Cognitive dissonance
Humans struggle with contradiction. They find it difficult and cognitively uncomfortable to hold two opposing viewpoints or beliefs in their mind. Decision and polarisation is a way to deal with this discomfort.
Example: prospects seldom purchase from two vendors offering the same solution. Or, you might only want to run cold email or cold calling, not considering both at the same time is best.
Familiarity bias
Humans are more likely to like, trust, love and believe things just because they are familiar. Familiarity is simply repeated exposure to something.
Example: most of your cold email replies will come from follow-up 6+, because at that point, people have typically been exposed to you enough to feel familiar.. ‘I kinda like this guy’
The Ikea effect
People love things they build themselves, or ideas they arrive at on their own.
Example: it’s easy to fall in love with the stimuli and systems you create. You should only love what works in practice, not what you’ve developed in theory.
Reciprocation tendency
People feel naturally obligated to other people who have previously done them a favour, or helped them. They’re hardwired to give back, reciprocate & respond in kind to others.

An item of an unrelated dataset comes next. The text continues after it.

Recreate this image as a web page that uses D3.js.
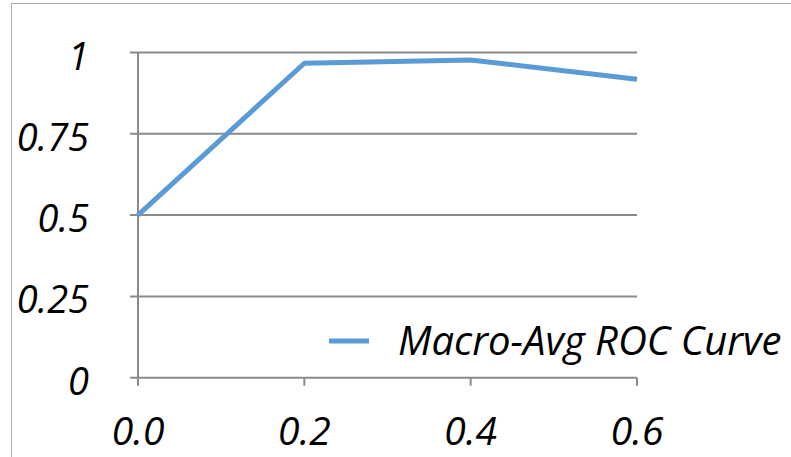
<!DOCTYPE html>
<html>
<head>
<meta charset="utf-8">
<script src="https://cdn.jsdelivr.net/npm/d3@7"></script>
<style>
  body { margin: 0; background: #fff; }
  svg text { font-family: "Open Sans", sans-serif; font-style: italic; fill: #000; }
</style>
</head>
<body>
<div id="chart"></div>
<script>
// data
var fpr = [0.0, 0.2, 0.4, 0.6];
var tpr = [0.5, 0.967, 0.977, 0.918];
var xTicks = [0.0, 0.2, 0.4, 0.6];
var yTicks = [0, 0.25, 0.5, 0.75, 1];
var seriesName = "Macro-Avg ROC Curve";

var width = 791, height = 457;
var svg = d3.select("#chart").append("svg")
  .attr("width", width)
  .attr("height", height);

// outer chart border
svg.append("rect")
  .attr("x", 11.5).attr("y", 3.5)
  .attr("width", 900).attr("height", 600)
  .attr("fill", "none")
  .attr("stroke", "#adadad")
  .attr("stroke-width", 1);

var x = d3.scaleLinear().domain([0, 0.6]).range([138, 637]);
var y = d3.scaleLinear().domain([0, 1]).range([377.7, 52.5]);

// horizontal gridlines
svg.append("g")
  .selectAll("line")
  .data(yTicks)
  .enter().append("line")
  .attr("x1", x(0) - 8).attr("x2", x(0.6))
  .attr("y1", function(d) { return y(d); })
  .attr("y2", function(d) { return y(d); })
  .attr("stroke", "#8a8a8a")
  .attr("stroke-width", 2);

// y axis line
svg.append("line")
  .attr("x1", x(0)).attr("x2", x(0))
  .attr("y1", y(1)).attr("y2", y(0))
  .attr("stroke", "#8a8a8a").attr("stroke-width", 2);

// x ticks
svg.append("g")
  .selectAll("line")
  .data(xTicks)
  .enter().append("line")
  .attr("x1", function(d) { return x(d); })
  .attr("x2", function(d) { return x(d); })
  .attr("y1", y(0)).attr("y2", y(0) + 8)
  .attr("stroke", "#8a8a8a").attr("stroke-width", 2);

// y labels
svg.append("g")
  .selectAll("text")
  .data(yTicks)
  .enter().append("text")
  .attr("x", 89)
  .attr("y", function(d) { return y(d) + 2; })
  .attr("text-anchor", "end")
  .attr("dominant-baseline", "central")
  .attr("font-size", "38px")
  .text(function(d) { return d; });

// x labels
svg.append("g")
  .selectAll("text")
  .data(xTicks)
  .enter().append("text")
  .attr("x", function(d) { return x(d); })
  .attr("y", 445)
  .attr("text-anchor", "middle")
  .attr("font-size", "39px")
  .text(function(d) { return d.toFixed(1); });

// the curve
var pts = fpr.map(function(d, i) { return [d, tpr[i]]; });
svg.append("path")
  .datum(pts)
  .attr("fill", "none")
  .attr("stroke", "#5b9bd5")
  .attr("stroke-width", 5)
  .attr("stroke-linejoin", "round")
  .attr("d", d3.line()
    .x(function(d) { return x(d[0]); })
    .y(function(d) { return y(d[1]); }));

// legend
svg.append("line")
  .attr("x1", 329).attr("x2", 369)
  .attr("y1", 341).attr("y2", 341)
  .attr("stroke", "#5b9bd5").attr("stroke-width", 5);
svg.append("text")
  .attr("x", 398).attr("y", 355)
  .attr("font-size", "40px")
  .text(seriesName);
</script>
</body>
</html>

Example: you open up a payment plan to a prospect because ‘you like them and it’s a good fit’. They respond in kind by agreeing, feeling obliged to return the favour. By the way: this is why I never accept gifts from salespeople.
Ben Franklin effect
We are more likely to like people who we have done favours for, and are more likely to do further favours for people we have done favours for before. We like helping people we’ve already helped.
Example: you could email prospects the day before asking for a simple favour such as “can you do me a big favour and confirm this is the right email address?” to build this effect into your process, or you can remind people of the favours they’ve done prior to buying to get them to buy.